Work to be completed: Repeat everything from the first line of the listing below through the line that contains "a1_k5_post_y = [0.160, 0.150, 0.115]", exactly. Leave out pictures.

++++ Given information

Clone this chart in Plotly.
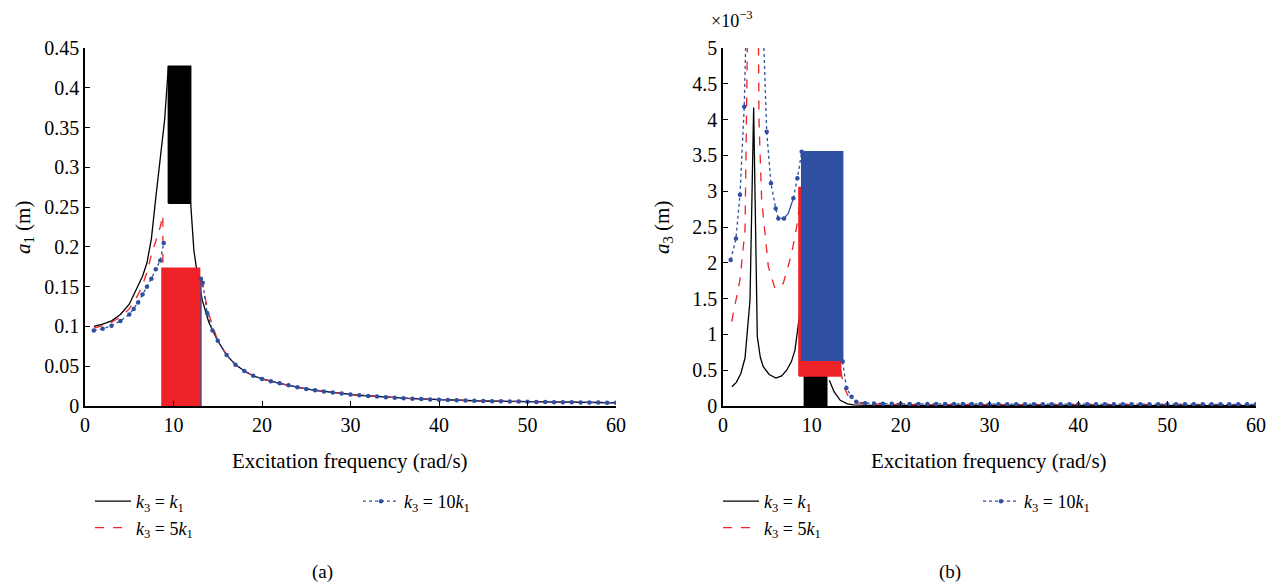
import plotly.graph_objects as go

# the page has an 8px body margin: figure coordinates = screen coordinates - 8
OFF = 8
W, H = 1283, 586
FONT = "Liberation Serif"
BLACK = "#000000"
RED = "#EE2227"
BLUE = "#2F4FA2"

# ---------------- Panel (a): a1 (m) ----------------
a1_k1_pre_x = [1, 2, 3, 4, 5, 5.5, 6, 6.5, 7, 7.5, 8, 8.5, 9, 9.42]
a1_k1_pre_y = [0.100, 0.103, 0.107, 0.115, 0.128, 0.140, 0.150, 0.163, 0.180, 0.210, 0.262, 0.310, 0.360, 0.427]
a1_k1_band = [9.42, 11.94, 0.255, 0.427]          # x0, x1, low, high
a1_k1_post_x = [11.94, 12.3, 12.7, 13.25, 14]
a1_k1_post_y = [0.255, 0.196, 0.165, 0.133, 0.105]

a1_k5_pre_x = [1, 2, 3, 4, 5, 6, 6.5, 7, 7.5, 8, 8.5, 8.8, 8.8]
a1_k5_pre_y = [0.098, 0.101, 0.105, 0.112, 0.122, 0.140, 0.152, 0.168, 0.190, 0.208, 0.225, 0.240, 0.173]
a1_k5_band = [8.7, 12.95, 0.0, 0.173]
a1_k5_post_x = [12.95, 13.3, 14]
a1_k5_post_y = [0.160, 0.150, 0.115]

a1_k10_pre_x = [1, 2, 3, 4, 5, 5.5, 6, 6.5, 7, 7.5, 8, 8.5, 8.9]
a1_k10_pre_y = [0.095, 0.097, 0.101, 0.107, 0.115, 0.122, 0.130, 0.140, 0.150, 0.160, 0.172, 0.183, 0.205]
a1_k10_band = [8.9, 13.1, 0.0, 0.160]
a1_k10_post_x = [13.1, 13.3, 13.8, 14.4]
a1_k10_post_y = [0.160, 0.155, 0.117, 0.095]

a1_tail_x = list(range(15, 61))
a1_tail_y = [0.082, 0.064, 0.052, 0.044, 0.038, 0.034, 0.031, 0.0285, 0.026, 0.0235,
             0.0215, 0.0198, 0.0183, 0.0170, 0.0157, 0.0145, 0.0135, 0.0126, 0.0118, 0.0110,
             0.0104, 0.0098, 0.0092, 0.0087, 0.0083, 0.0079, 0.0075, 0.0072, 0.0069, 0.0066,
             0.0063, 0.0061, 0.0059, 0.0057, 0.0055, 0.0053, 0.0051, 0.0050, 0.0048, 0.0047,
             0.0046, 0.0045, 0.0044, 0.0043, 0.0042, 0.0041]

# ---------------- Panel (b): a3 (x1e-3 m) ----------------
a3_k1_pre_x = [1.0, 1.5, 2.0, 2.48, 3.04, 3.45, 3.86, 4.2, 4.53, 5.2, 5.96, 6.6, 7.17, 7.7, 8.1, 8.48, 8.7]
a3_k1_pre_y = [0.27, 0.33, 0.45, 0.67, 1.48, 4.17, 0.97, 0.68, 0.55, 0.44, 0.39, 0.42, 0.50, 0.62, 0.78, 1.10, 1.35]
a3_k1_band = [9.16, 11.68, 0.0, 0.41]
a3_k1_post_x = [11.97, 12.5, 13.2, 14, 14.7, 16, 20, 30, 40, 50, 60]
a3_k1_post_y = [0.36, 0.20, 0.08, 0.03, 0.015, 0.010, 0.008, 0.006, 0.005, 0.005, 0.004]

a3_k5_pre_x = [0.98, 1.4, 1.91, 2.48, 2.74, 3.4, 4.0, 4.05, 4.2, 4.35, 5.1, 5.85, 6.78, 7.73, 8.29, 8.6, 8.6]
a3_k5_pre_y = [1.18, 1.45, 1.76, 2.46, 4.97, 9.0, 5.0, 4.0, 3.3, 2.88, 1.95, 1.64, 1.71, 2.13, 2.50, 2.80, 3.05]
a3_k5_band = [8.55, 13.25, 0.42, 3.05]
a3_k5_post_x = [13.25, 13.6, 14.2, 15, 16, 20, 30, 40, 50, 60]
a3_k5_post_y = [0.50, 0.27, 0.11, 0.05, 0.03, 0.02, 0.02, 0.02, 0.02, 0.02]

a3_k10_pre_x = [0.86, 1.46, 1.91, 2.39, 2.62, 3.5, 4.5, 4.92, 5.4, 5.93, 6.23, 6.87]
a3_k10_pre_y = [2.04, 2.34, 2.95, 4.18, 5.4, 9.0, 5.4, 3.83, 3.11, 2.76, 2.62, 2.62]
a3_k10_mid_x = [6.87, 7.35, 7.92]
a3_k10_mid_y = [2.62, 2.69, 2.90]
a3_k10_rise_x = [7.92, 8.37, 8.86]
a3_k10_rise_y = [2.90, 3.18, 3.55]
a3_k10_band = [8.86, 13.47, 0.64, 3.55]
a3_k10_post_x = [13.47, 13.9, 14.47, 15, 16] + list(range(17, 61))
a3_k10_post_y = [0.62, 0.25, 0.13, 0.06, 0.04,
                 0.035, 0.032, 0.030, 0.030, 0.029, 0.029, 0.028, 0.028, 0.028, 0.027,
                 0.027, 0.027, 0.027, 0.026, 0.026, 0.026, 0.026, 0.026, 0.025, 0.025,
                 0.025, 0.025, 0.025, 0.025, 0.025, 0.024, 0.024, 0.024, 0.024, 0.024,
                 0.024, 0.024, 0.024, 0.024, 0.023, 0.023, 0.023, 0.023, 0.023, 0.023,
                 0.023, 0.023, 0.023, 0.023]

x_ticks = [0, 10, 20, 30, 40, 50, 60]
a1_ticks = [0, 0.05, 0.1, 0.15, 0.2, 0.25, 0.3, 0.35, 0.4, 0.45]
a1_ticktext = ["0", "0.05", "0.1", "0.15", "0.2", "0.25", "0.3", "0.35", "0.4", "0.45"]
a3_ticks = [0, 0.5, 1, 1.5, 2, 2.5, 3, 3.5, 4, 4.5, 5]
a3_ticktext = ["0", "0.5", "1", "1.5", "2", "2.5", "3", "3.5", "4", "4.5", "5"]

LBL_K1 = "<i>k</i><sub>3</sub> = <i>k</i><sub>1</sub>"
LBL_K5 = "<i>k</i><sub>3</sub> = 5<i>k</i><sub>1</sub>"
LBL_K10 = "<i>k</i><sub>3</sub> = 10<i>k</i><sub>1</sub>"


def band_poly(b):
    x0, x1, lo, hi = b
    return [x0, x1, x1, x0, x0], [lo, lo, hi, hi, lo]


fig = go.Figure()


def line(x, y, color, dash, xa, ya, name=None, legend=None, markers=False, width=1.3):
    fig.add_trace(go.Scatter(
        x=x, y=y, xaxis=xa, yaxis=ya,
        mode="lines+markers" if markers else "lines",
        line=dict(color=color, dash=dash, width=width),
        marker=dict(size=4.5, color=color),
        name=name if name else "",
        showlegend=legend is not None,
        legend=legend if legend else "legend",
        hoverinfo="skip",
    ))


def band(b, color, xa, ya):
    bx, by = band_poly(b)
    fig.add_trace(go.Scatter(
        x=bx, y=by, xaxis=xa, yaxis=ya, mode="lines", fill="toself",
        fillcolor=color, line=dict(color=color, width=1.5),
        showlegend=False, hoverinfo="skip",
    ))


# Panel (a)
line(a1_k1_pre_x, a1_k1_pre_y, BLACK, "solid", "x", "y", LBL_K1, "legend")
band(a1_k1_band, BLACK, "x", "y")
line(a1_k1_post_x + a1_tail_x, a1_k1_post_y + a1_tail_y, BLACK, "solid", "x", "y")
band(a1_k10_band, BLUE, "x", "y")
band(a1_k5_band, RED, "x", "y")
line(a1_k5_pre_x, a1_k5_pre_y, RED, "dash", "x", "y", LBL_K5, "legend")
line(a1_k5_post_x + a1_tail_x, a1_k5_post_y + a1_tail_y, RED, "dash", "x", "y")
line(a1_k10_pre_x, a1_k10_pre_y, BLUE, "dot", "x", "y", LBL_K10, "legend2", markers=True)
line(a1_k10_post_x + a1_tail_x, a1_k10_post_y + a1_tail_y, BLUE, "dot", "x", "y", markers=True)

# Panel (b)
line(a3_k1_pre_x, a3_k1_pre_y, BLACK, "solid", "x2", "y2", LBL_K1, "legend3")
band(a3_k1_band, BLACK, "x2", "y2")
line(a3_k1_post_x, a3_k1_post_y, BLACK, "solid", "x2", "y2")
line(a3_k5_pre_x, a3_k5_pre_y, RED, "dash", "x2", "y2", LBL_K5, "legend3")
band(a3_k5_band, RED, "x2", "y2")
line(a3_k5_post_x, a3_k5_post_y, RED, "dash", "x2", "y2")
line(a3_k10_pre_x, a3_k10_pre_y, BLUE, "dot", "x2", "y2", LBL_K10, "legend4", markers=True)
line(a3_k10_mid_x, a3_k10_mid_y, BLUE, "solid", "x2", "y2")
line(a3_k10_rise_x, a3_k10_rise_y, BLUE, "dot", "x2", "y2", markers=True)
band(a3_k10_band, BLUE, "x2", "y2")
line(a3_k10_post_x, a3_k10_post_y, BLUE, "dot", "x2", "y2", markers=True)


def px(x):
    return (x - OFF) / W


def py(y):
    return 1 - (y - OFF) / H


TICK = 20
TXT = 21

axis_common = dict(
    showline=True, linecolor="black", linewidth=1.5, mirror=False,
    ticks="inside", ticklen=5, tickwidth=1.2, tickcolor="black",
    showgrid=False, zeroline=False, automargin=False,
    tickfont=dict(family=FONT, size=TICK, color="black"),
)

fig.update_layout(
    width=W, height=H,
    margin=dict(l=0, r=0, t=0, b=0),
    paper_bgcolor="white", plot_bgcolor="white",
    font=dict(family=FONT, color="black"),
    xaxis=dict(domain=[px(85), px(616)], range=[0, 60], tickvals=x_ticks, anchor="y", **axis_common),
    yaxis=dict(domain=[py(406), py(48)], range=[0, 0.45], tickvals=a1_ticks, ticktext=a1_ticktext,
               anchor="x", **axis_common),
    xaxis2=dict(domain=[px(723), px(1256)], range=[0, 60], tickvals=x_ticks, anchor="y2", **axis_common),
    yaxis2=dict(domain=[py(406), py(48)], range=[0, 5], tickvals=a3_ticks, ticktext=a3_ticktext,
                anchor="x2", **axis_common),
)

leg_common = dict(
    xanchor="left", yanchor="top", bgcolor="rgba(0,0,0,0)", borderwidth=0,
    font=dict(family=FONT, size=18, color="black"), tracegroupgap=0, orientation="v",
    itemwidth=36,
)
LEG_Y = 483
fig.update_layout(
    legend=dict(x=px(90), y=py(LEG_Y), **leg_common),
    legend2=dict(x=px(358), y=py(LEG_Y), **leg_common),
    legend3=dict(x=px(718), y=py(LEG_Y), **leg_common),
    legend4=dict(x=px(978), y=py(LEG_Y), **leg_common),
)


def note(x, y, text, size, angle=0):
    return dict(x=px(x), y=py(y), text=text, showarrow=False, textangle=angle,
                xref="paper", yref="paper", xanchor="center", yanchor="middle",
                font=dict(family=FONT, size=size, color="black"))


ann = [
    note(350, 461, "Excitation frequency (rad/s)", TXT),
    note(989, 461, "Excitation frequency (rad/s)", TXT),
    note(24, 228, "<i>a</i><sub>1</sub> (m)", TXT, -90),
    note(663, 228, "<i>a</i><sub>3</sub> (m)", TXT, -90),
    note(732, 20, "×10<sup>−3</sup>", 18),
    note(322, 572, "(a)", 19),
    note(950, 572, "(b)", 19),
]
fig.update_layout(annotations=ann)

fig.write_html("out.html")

++++++++

Result for this exercise:
Clone this chart in Plotly.
import plotly.graph_objects as go

# the page has an 8px body margin: figure coordinates = screen coordinates - 8
OFF = 8
W, H = 1283, 586
FONT = "Liberation Serif"
BLACK = "#000000"
RED = "#EE2227"
BLUE = "#2F4FA2"

# ---------------- Panel (a): a1 (m) ----------------
a1_k1_pre_x = [1, 2, 3, 4, 5, 5.5, 6, 6.5, 7, 7.5, 8, 8.5, 9, 9.42]
a1_k1_pre_y = [0.100, 0.103, 0.107, 0.115, 0.128, 0.140, 0.150, 0.163, 0.180, 0.210, 0.262, 0.310, 0.360, 0.427]
a1_k1_band = [9.42, 11.94, 0.255, 0.427]          # x0, x1, low, high
a1_k1_post_x = [11.94, 12.3, 12.7, 13.25, 14]
a1_k1_post_y = [0.255, 0.196, 0.165, 0.133, 0.105]

a1_k5_pre_x = [1, 2, 3, 4, 5, 6, 6.5, 7, 7.5, 8, 8.5, 8.8, 8.8]
a1_k5_pre_y = [0.098, 0.101, 0.105, 0.112, 0.122, 0.140, 0.152, 0.168, 0.190, 0.208, 0.225, 0.240, 0.173]
a1_k5_band = [8.7, 12.95, 0.0, 0.173]
a1_k5_post_x = [12.95, 13.3, 14]
a1_k5_post_y = [0.160, 0.150, 0.115]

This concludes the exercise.